Calpe is one of the most visited destinations of Costa Blanca in Spain. It belongs to the Valencia community and has always been a territory in dispute because of its invaluable location. But there’s much more than that to this beautiful town that is as much a trip to the past as it is a journey to pleasure.
Calpe, A Collection Of Histories
Calpe is not a place with a single history that can be told linearly; it is a recollection of different stories. In this vein, the first to populate the area were the Iberian tribes whose remains were found by archeologists surrounding the area.
Following this, the Phoenicians took over for centuries until they were overthrown by the Romans. They transformed Calpe (using that name for the first time) into a prosperous colony.
Of Romans, Moorish, And Catholics
The first moments of Calpe as a town, after being funded by Romans were entirely given to the production of salty fish. For this endeavor, the Romans built a fish salting factory in the region. Furthermore, when Calpe became a Roman colony, the occupants built several buildings that can still be appreciated.
For example, the Queen’s Baths (Los Baños de la Reina) can still be appreciated close to the present-day promenade.
After the fall of the Roman Empire, the Moors built the Castle of Calpe at a strategic spot from which they were able to control the entire area. Their ruling of the region was brought to an abrupt end when the forces of King Jaime I defeated them in 1240.
During that time, the fortifications built on the Rock of Ifach were destroyed and the population fled. The farmhouse in which they settled, overlooking the Bay of Calpe was the initial spot around which the new town of Calpe (as we know it today) was formed.

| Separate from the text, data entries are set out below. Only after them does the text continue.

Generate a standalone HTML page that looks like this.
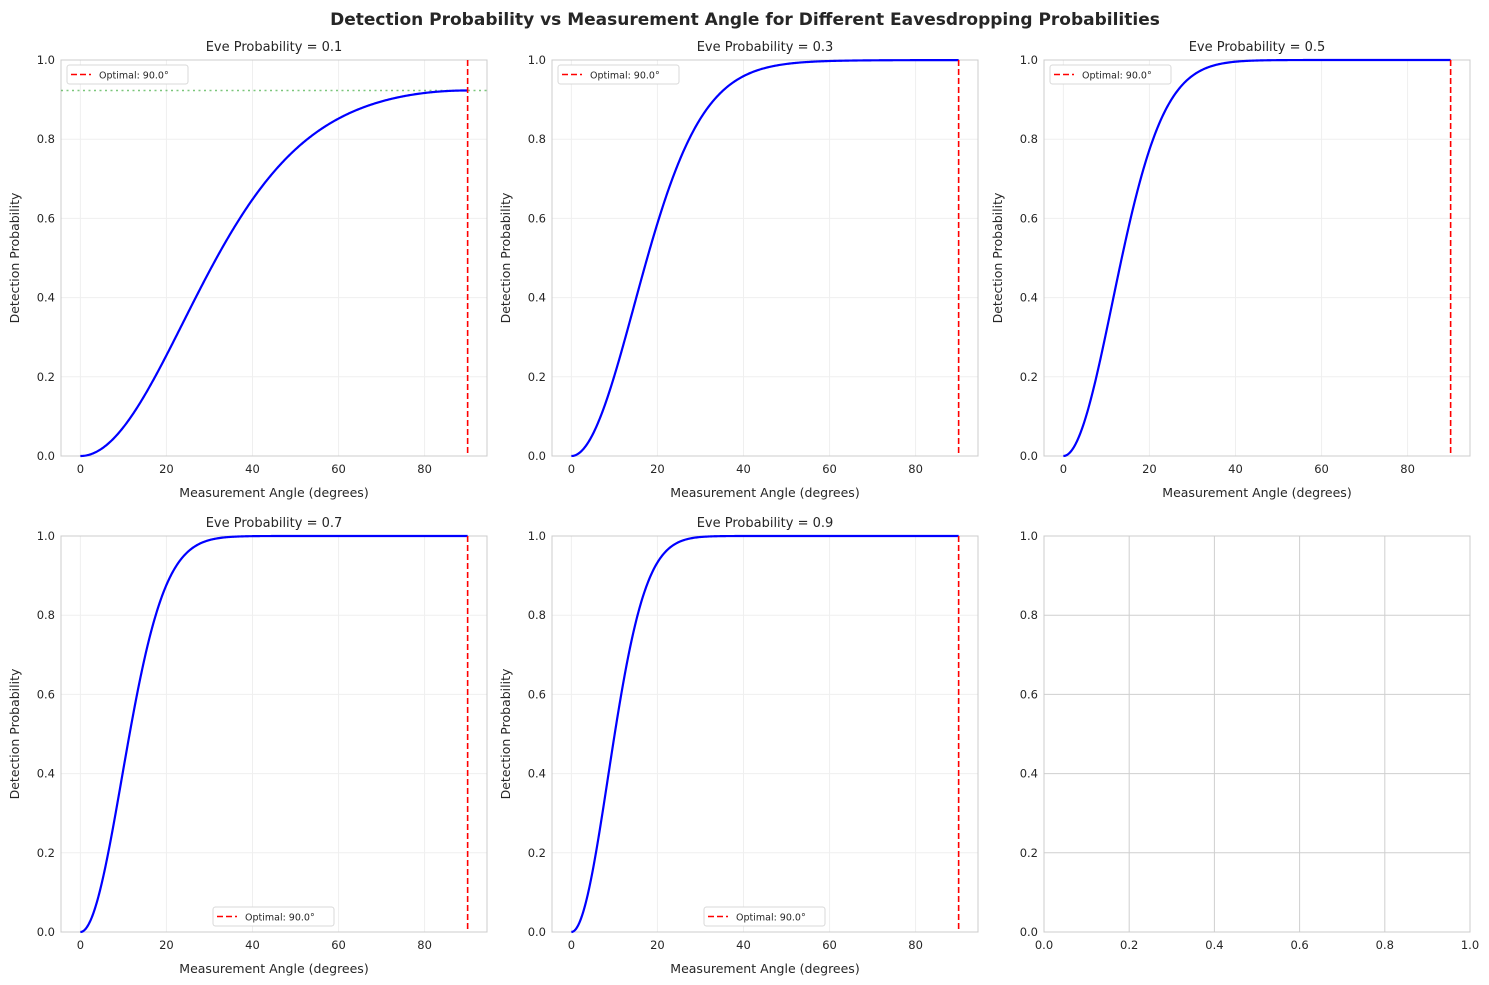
<!DOCTYPE html>
<html><head><meta charset="utf-8"><style>
html,body{margin:0;padding:0;background:#fff;}
svg{display:block;font-family:"DejaVu Sans","Liberation Sans",sans-serif;}
</style></head><body>
<svg id="s" width="1489" height="985" xmlns="http://www.w3.org/2000/svg">
<text x="745" y="25" text-anchor="middle" font-size="17" font-weight="bold" fill="#262626">Detection Probability vs Measurement Angle for Different Eavesdropping Probabilities</text>
</svg>
<script>
const s=document.getElementById('s');const NS='http://www.w3.org/2000/svg';
function el(t,a,txt){const e=document.createElementNS(NS,t);for(const k in a)e.setAttribute(k,a[k]);if(txt!==undefined)e.textContent=txt;s.appendChild(e);return e;}
const cols=[61,552,1044],rows=[60,536],W=426,H=396;
const ps=[0.1,0.3,0.5,0.7,0.9];
for(let i=0;i<6;i++){
 const L=cols[i%3],T=rows[Math.floor(i/3)],B=T+H,R=L+W;
 if(i<5){
  const p=ps[i];
  const X=d=>L+(d+4.5)/99*W, Y=v=>B-v*H;
  for(let d=0;d<=80;d+=20){el('line',{x1:X(d),x2:X(d),y1:T,y2:B,stroke:'#efefef','stroke-width':1});
   el('text',{x:X(d),y:B+17,'text-anchor':'middle','font-size':11.5,fill:'#262626'},d);}
  for(let k=0;k<=5;k++){const v=k/5;el('line',{x1:L,x2:R,y1:Y(v),y2:Y(v),stroke:'#efefef','stroke-width':1});
   el('text',{x:L-6,y:Y(v)+4,'text-anchor':'end','font-size':11.5,fill:'#262626'},v.toFixed(1));}
  el('rect',{x:L,y:T,width:W,height:H,fill:'none',stroke:'#cccccc','stroke-width':1});
  let pts=[];for(let j=0;j<=450;j++){const d=j*0.2,sn=Math.sin(d*Math.PI/180);const v=1-Math.pow(1-p*0.5*sn*sn,50);pts.push(X(d).toFixed(2)+','+Y(v).toFixed(2));}
  if(i==0)el('line',{x1:L,x2:R,y1:Y(0.923),y2:Y(0.923),stroke:'#5cb85c','stroke-width':1.5,'stroke-dasharray':'2,3.5',opacity:0.8});
  el('polyline',{points:pts.join(' '),fill:'none',stroke:'#0000ff','stroke-width':2.2});
  el('line',{x1:X(90),x2:X(90),y1:T,y2:B,stroke:'#ff0000','stroke-width':1.6,'stroke-dasharray':'6,3'});
  el('text',{x:(L+R)/2,y:T-9,'text-anchor':'middle','font-size':13,fill:'#262626'},'Eve Probability = '+p);
  el('text',{x:(L+R)/2,y:B+41,'text-anchor':'middle','font-size':12.5,fill:'#262626'},'Measurement Angle (degrees)');
  const yl=L-42,ym=(T+B)/2;
  el('text',{x:yl,y:ym,'text-anchor':'middle','font-size':12.5,fill:'#262626',transform:`rotate(-90 ${yl} ${ym})`},'Detection Probability');
  let lx,ly;if(i<3){lx=L+6;ly=T+5;}else{lx=L+152;ly=B-25;}
  el('rect',{x:lx,y:ly,width:121,height:19,rx:2.5,fill:'#fff',stroke:'#d8d8d8','stroke-width':1});
  el('line',{x1:lx+4,x2:lx+24,y1:ly+9.5,y2:ly+9.5,stroke:'#ff0000','stroke-width':1.6,'stroke-dasharray':'6,3'});
  el('text',{x:lx+32,y:ly+13.5,'font-size':9.5,fill:'#262626'},'Optimal: 90.0°');
 } else {
  for(let k=0;k<=5;k++){const v=k/5,x=L+v*W,y=B-v*H;
   el('line',{x1:x,x2:x,y1:T,y2:B,stroke:'#cfcfcf','stroke-width':1});
   el('line',{x1:L,x2:R,y1:y,y2:y,stroke:'#cfcfcf','stroke-width':1});
   el('text',{x:x,y:B+17,'text-anchor':'middle','font-size':11.5,fill:'#262626'},v.toFixed(1));
   el('text',{x:L-6,y:y+4,'text-anchor':'end','font-size':11.5,fill:'#262626'},v.toFixed(1));}
  el('rect',{x:L,y:T,width:W,height:H,fill:'none',stroke:'#cccccc','stroke-width':1});
 }
}
</script>
</body></html>
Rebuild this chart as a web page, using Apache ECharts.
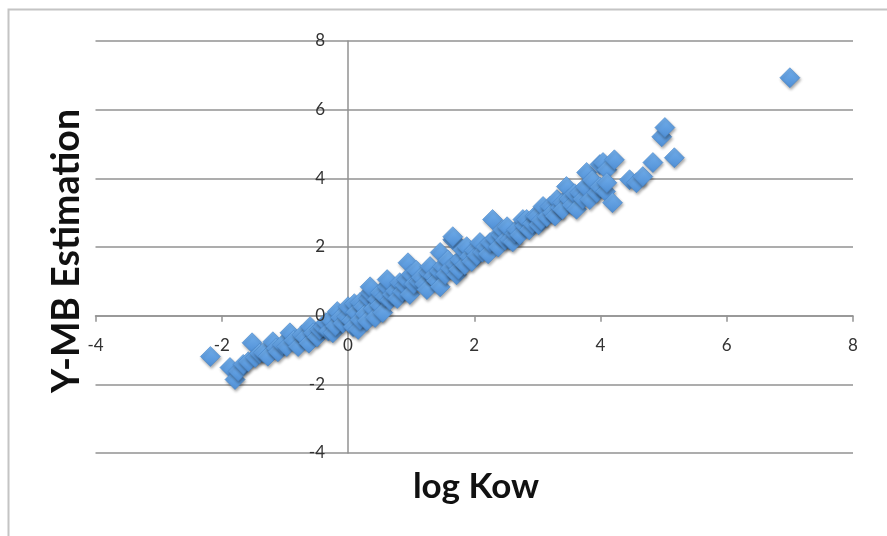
<!DOCTYPE html>
<html>
<head>
<meta charset="utf-8">
<script src="https://cdn.jsdelivr.net/npm/echarts@6/dist/echarts.min.js"></script>
<style>
html,body{margin:0;padding:0;background:#fff;}
#chart{width:887px;height:536px;}
</style>
</head>
<body>
<div id="chart"></div>
<script>
// Data
var logKow = [
-2.18,-1.87,-1.79,-1.74,-1.66,-1.58,-1.52,-1.47,-1.40,-1.34,-1.27,-1.19,-1.14,-1.11,-1.04,-0.97,-0.92,-0.86,-0.79,-0.73,
-0.68,-0.62,-0.60,-0.55,-0.49,-0.45,-0.40,-0.35,-0.31,-0.28,-0.24,-0.20,-0.17,-0.12,-0.08,-0.02,0.00,0.05,0.08,0.10,
0.12,0.16,0.19,0.19,0.24,0.27,0.30,0.33,0.35,0.35,0.40,0.43,0.46,0.50,0.51,0.55,0.58,0.62,0.62,0.66,
0.70,0.75,0.78,0.82,0.86,0.90,0.93,0.95,0.98,1.00,1.04,1.08,1.12,1.16,1.21,1.25,1.28,1.30,1.35,1.40,
1.44,1.46,1.46,1.50,1.54,1.58,1.62,1.66,1.66,1.70,1.72,1.75,1.77,1.82,1.85,1.88,1.92,1.96,2.00,2.04,
2.09,2.13,2.18,2.22,2.25,2.29,2.33,2.38,2.42,2.45,2.49,2.52,2.56,2.61,2.64,2.67,2.72,2.77,2.80,2.83,
2.87,2.92,2.96,2.99,3.02,3.06,3.09,3.15,3.20,3.24,3.28,3.31,3.36,3.40,3.40,3.46,3.50,3.55,3.59,3.62,
3.67,3.72,3.76,3.78,3.83,3.87,3.94,3.99,3.99,4.04,4.08,4.10,4.10,4.19,4.22,4.46,4.57,4.67,4.83,4.97,
5.02,5.17,7.00
];
var ymbEstimation = [
-1.19,-1.51,-1.86,-1.62,-1.42,-1.34,-0.79,-1.22,-1.10,-1.08,-1.18,-0.76,-0.95,-1.05,-0.85,-0.90,-0.50,-0.72,-0.90,-0.56,
-0.64,-0.80,-0.32,-0.50,-0.62,-0.40,-0.32,-0.20,-0.45,-0.12,-0.50,-0.30,0.12,-0.05,-0.22,-0.03,0.26,-0.15,-0.32,0.35,
0.10,-0.40,-0.12,0.38,0.26,0.05,-0.15,0.50,0.67,0.84,0.20,-0.05,0.47,0.30,0.67,0.09,0.55,0.84,1.05,0.45,
0.62,0.72,0.50,0.96,0.70,0.88,1.05,1.54,0.62,1.20,0.92,1.32,1.00,1.12,0.92,0.76,1.25,1.43,1.15,1.02,
1.30,0.84,1.84,1.43,1.20,1.62,1.38,2.21,2.30,1.50,1.19,1.35,1.63,1.92,1.48,2.01,1.72,1.58,1.90,1.75,
2.13,1.85,2.00,1.80,2.13,2.80,2.25,2.00,2.35,2.50,2.20,2.59,2.21,2.15,2.40,2.50,2.35,2.80,2.62,2.80,
2.50,2.68,2.90,2.88,2.65,2.78,3.18,2.88,3.18,3.00,2.90,3.38,3.15,3.29,3.09,3.76,3.40,3.22,3.55,3.10,
3.58,3.40,3.75,4.17,3.38,3.95,3.58,4.40,3.75,4.46,3.62,4.25,3.87,3.29,4.54,3.96,3.87,4.05,4.46,5.21,
5.48,4.60,6.93
];
var xTitle = 'log Kow';
var yTitle = 'Y-MB Estimation';
var axisMin = -4, axisMax = 8, axisStep = 2;

var points = logKow.map(function (x, i) { return [x, ymbEstimation[i]]; });

var chart = echarts.init(document.getElementById('chart'), null, {renderer: 'canvas'});
var lineCol = '#929292';
var labelStyle = {color: '#333333', fontFamily: 'Lato', fontSize: 17};

chart.setOption({
  animation: false,
  backgroundColor: '#ffffff',
  grid: {left: 95.5, right: 34, top: 41, bottom: 83, containLabel: false, outerBoundsMode: 'none'},
  xAxis: [
    {
      type: 'value', min: axisMin, max: axisMax, interval: axisStep, position: 'bottom',
      axisLine: {show: true, onZero: true, lineStyle: {color: lineCol, width: 1.5}},
      axisTick: {show: true, length: 6, inside: false, lineStyle: {color: lineCol, width: 1.5}},
      axisLabel: {show: false},
      splitLine: {show: false}
    },
    {
      // label-only copy of the x axis, drawn above the markers
      type: 'value', min: axisMin, max: axisMax, interval: axisStep, position: 'bottom', z: 10,
      axisLine: {show: false, onZero: false},
      axisTick: {show: false},
      axisLabel: Object.assign({show: true, margin: 21}, labelStyle),
      splitLine: {show: false}
    }
  ],
  yAxis: [
    {
      type: 'value', min: axisMin, max: axisMax, interval: axisStep, position: 'left',
      axisLine: {show: true, onZero: true, lineStyle: {color: lineCol, width: 1.5}},
      axisTick: {show: false},
      axisLabel: {show: false},
      splitLine: {show: true, lineStyle: {color: lineCol, width: 1.5}}
    },
    {
      // label-only copy of the y axis, drawn above the markers
      type: 'value', min: axisMin, max: axisMax, interval: axisStep, position: 'left', z: 10,
      axisLine: {show: false, onZero: false},
      axisTick: {show: false},
      axisLabel: Object.assign({show: true, margin: 23, padding: [9, 0, 0, 0]}, labelStyle),
      splitLine: {show: false}
    }
  ],
  graphic: [
    {type: 'rect', z: -10, silent: true, shape: {x: 8.5, y: 9.5, width: 1000, height: 1000},
     style: {fill: 'none', stroke: '#c4c4c4', lineWidth: 2}},
    {type: 'text', x: 476, y: 487, silent: true,
     style: {text: xTitle, fontFamily: 'Lato', fontWeight: 'bold', fontSize: 35, fill: '#111',
             textAlign: 'center', textVerticalAlign: 'middle'}},
    {type: 'text', x: 67, y: 251, rotation: Math.PI / 2, silent: true,
     style: {text: yTitle, fontFamily: 'Lato', fontWeight: 'bold', fontSize: 37.5, fill: '#111',
             textAlign: 'center', textVerticalAlign: 'middle'}}
  ],
  series: [{
    type: 'scatter',
    xAxisIndex: 0, yAxisIndex: 0,
    symbol: 'diamond',
    symbolSize: 20,
    data: points,
    itemStyle: {
      color: new echarts.graphic.LinearGradient(0, 0, 0, 1, [
        {offset: 0, color: '#74b0ec'},
        {offset: 1, color: '#4f8fd6'}
      ]),
      borderColor: '#4a86c8', borderWidth: 0.6,
      shadowColor: 'rgba(0,0,0,0.35)', shadowBlur: 3, shadowOffsetX: 1, shadowOffsetY: 2,
      opacity: 1
    },
    z: 2
  }]
});

// Move the label-only axes onto the zero lines of the main axes
var zeroX = chart.convertToPixel({xAxisIndex: 0}, 0);
var leftX = chart.convertToPixel({xAxisIndex: 0}, axisMin);
var zeroY = chart.convertToPixel({yAxisIndex: 0}, 0);
var bottomY = chart.convertToPixel({yAxisIndex: 0}, axisMin);
chart.setOption({
  xAxis: [{}, {offset: -(bottomY - zeroY)}],
  yAxis: [{}, {offset: -(zeroX - leftX)}]
});
</script>
</body>
</html>
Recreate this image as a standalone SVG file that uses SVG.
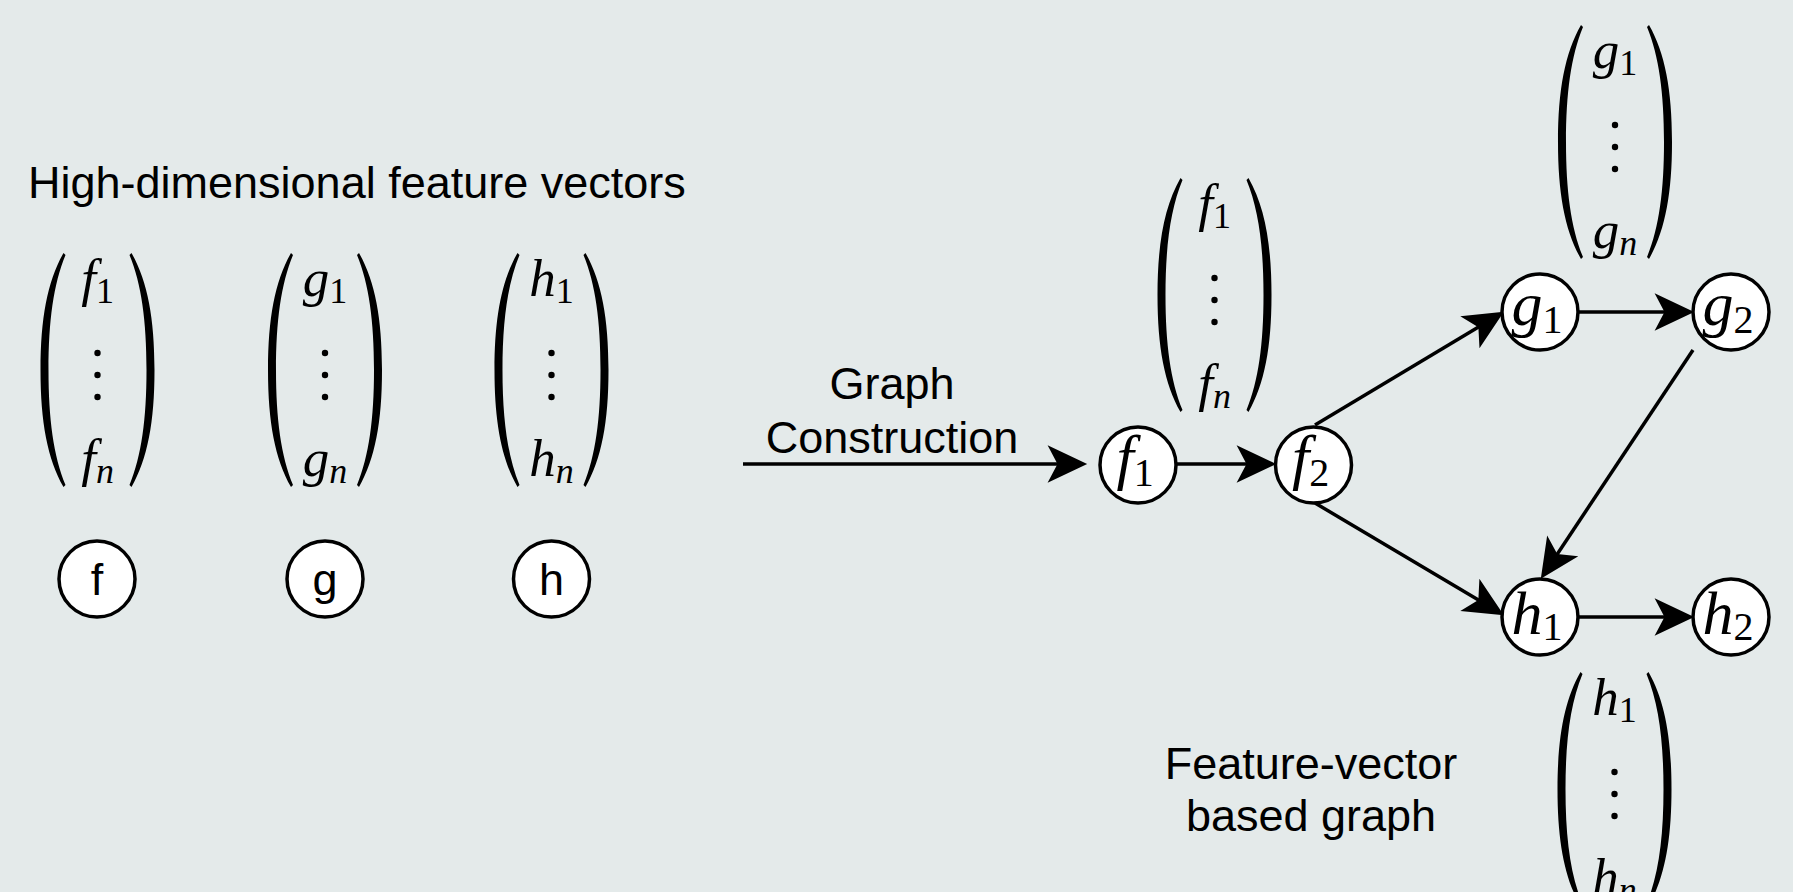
<svg xmlns="http://www.w3.org/2000/svg" xmlns:xlink="http://www.w3.org/1999/xlink" width="1793" height="892" viewBox="0 0 1793 892">
  <style>
    .sans { font-family: "Liberation Sans", Arial, Helvetica, sans-serif; fill: #000; }
    .lbl { font-size: 45px; }
    .m { font-family: "Liberation Serif", "Times New Roman", serif; font-style: italic; fill: #000; text-anchor: middle; }
    .vm { font-size: 53px; }
    .vs { font-size: 36px; font-style: normal; }
    .vsi { font-size: 36px; font-style: italic; }
    .nm { font-size: 62px; }
    .ns { font-size: 40px; font-style: normal; }
    .node circle { fill: #fff; stroke: #000; stroke-width: 3.5; }
    .edge { stroke: #000; stroke-width: 3.5; fill: none; marker-end: url(#arr); }
  </style>
  <defs>
    <marker id="arr" markerUnits="userSpaceOnUse" markerWidth="44" markerHeight="44" viewBox="-16 -20 40 40" refX="0" refY="0" orient="auto">
      <path d="M22,0 L-14,-17 L-5,0 L-14,17 Z" fill="#000"/>
    </marker>
    <path id="lp" d="M24,0 C8,28 1,65 1,117 C1,169 8,206 24,234 L26,232 C14,203 9,166 9,117 C9,68 14,31 26,2 Z" fill="#000"/>
    <g id="parens">
      <use xlink:href="#lp" transform="translate(-58,0)"/>
      <use xlink:href="#lp" transform="translate(58,0) scale(-1,1)"/>
      <circle cx="0" cy="100" r="3.2" fill="#000"/>
      <circle cx="0" cy="122" r="3.2" fill="#000"/>
      <circle cx="0" cy="144" r="3.2" fill="#000"/>
    </g>
  </defs>

  <rect x="0" y="0" width="1793" height="892" fill="#e4eaea"/>

  <text class="sans lbl" x="28" y="198">High-dimensional feature vectors</text>

  <!-- left feature vectors -->
  <g id="vec-f-left" transform="translate(97.5,253)">
    <use xlink:href="#parens"/>
    <text class="m vm" x="0" y="43">f<tspan class="vs" dy="7">1</tspan></text>
    <text class="m vm" x="0" y="223">f<tspan class="vsi" dy="7">n</tspan></text>
  </g>
  <g id="vec-g-left" transform="translate(325,253)">
    <use xlink:href="#parens"/>
    <text class="m vm" x="0" y="43">g<tspan class="vs" dy="7">1</tspan></text>
    <text class="m vm" x="0" y="223">g<tspan class="vsi" dy="7">n</tspan></text>
  </g>
  <g id="vec-h-left" transform="translate(551.5,253)">
    <use xlink:href="#parens"/>
    <text class="m vm" x="0" y="43">h<tspan class="vs" dy="7">1</tspan></text>
    <text class="m vm" x="0" y="223">h<tspan class="vsi" dy="7">n</tspan></text>
  </g>

  <!-- left nodes -->
  <g id="node-f" class="node" transform="translate(97,579)">
    <circle r="38"/>
    <text class="sans" font-size="45" text-anchor="middle" y="16">f</text>
  </g>
  <g id="node-g" class="node" transform="translate(325,579)">
    <circle r="38"/>
    <text class="sans" font-size="45" text-anchor="middle" y="16">g</text>
  </g>
  <g id="node-h" class="node" transform="translate(551.5,579)">
    <circle r="38"/>
    <text class="sans" font-size="45" text-anchor="middle" y="16">h</text>
  </g>

  <!-- construction label -->
  <text class="sans lbl" x="892" y="399" text-anchor="middle">Graph</text>
  <text class="sans lbl" x="892" y="453" text-anchor="middle">Construction</text>

  <!-- right vectors -->
  <g id="vec-f-right" transform="translate(1214.5,178)">
    <use xlink:href="#parens"/>
    <text class="m vm" x="0" y="43">f<tspan class="vs" dy="7">1</tspan></text>
    <text class="m vm" x="0" y="223">f<tspan class="vsi" dy="7">n</tspan></text>
  </g>
  <g id="vec-g-right" transform="translate(1615,25)">
    <use xlink:href="#parens"/>
    <text class="m vm" x="0" y="43">g<tspan class="vs" dy="7">1</tspan></text>
    <text class="m vm" x="0" y="223">g<tspan class="vsi" dy="7">n</tspan></text>
  </g>
  <g id="vec-h-right" transform="translate(1614.5,672)">
    <use xlink:href="#parens"/>
    <text class="m vm" x="0" y="43">h<tspan class="vs" dy="7">1</tspan></text>
    <text class="m vm" x="0" y="223">h<tspan class="vsi" dy="7">n</tspan></text>
  </g>

  <!-- connectors -->
  <g id="connectors">
    <line class="edge" x1="743" y1="464" x2="1063" y2="464"/>
    <line class="edge" x1="1176" y1="464" x2="1252" y2="464"/>
    <line class="edge" x1="1315" y1="425" x2="1483.1" y2="324.3"/>
    <line class="edge" x1="1579" y1="312" x2="1670" y2="312"/>
    <line class="edge" x1="1693" y1="350" x2="1554.2" y2="558.7"/>
    <line class="edge" x1="1315" y1="503" x2="1483.1" y2="602.8"/>
    <line class="edge" x1="1579" y1="617" x2="1670" y2="617"/>
  </g>

  <!-- right graph nodes -->
  <g id="node-f1" class="node" transform="translate(1138,465)">
    <circle r="38"/>
    <text class="m nm" x="-3" y="13">f<tspan class="ns" dy="8">1</tspan></text>
  </g>
  <g id="node-f2" class="node" transform="translate(1313.5,465)">
    <circle r="38"/>
    <text class="m nm" x="-3" y="13">f<tspan class="ns" dy="8">2</tspan></text>
  </g>
  <g id="node-g1" class="node" transform="translate(1540,312)">
    <circle r="38"/>
    <text class="m nm" x="-3" y="13">g<tspan class="ns" dy="8">1</tspan></text>
  </g>
  <g id="node-g2" class="node" transform="translate(1731,312)">
    <circle r="38"/>
    <text class="m nm" x="-3" y="13">g<tspan class="ns" dy="8">2</tspan></text>
  </g>
  <g id="node-h1" class="node" transform="translate(1540,617)">
    <circle r="38"/>
    <text class="m nm" x="-3" y="17">h<tspan class="ns" dy="6">1</tspan></text>
  </g>
  <g id="node-h2" class="node" transform="translate(1731,617)">
    <circle r="38"/>
    <text class="m nm" x="-3" y="17">h<tspan class="ns" dy="6">2</tspan></text>
  </g>

  <text class="sans lbl" x="1311" y="779" text-anchor="middle">Feature-vector</text>
  <text class="sans lbl" x="1311" y="831" text-anchor="middle">based graph</text>
</svg>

Three Centuries Of Pirate Attacks
In the following centuries, Calpe received a plethora of attacks coming from pirate ships. In the year 1659 especially, the town was completely sacked and 300 citizens were taken as prisoners to Algiers. They were given back to the city only after paying a hefty ransom in gold and releasing pirate prisoners.
Peace, Love & Tourism
As the years went by, though, pirate attacks became less frequent and by the end of the 19th century and beginning of the 20th century, Calpe started attracting tourism. This was because the town developed into a pushing industry for salt and fish (there are natural sand flats in Calpe).
This development was transformed into coastal hotels that were soon full of middle-class occupants. Moreover, the ‘60s became the golden era for Calpe tourism. Since routes became more accessible and the transport efficiency attracted people from all over the world.
Nowadays, it is possible to find in Calpe a unique mix of influences and historical times that make it a unique sight in the region and the world.
Some of the places you need to see when you’re there are:
- The Rock of Ifach – Rising 332 meters over the water level, this place offers awe-inspiring views. Just beware because it is a tough climb not suitable for the youngest, eldest, or pets.
- Town sightseeing – Walking the narrow little streets of the town is an experience in itself. Go out, get lost, and marvel at the views.
- Golf – The Ifach Golf Course can offer the player everything needed to play golf in paradise.
- Cuisine – With so many civilizations leaving a mark, the food scene in Calpe is varied, rich, and beyond tasty. Make sure you try Mediterranean dishes at their best.
Calpe is a destination that can be labeled as a journey too. You’ll be traveling in time and space to some of the most remote times in Spanish history and enjoying uncanny landscapes at the same time. If you feel like spending a season in paradise, you have to go to Calpe.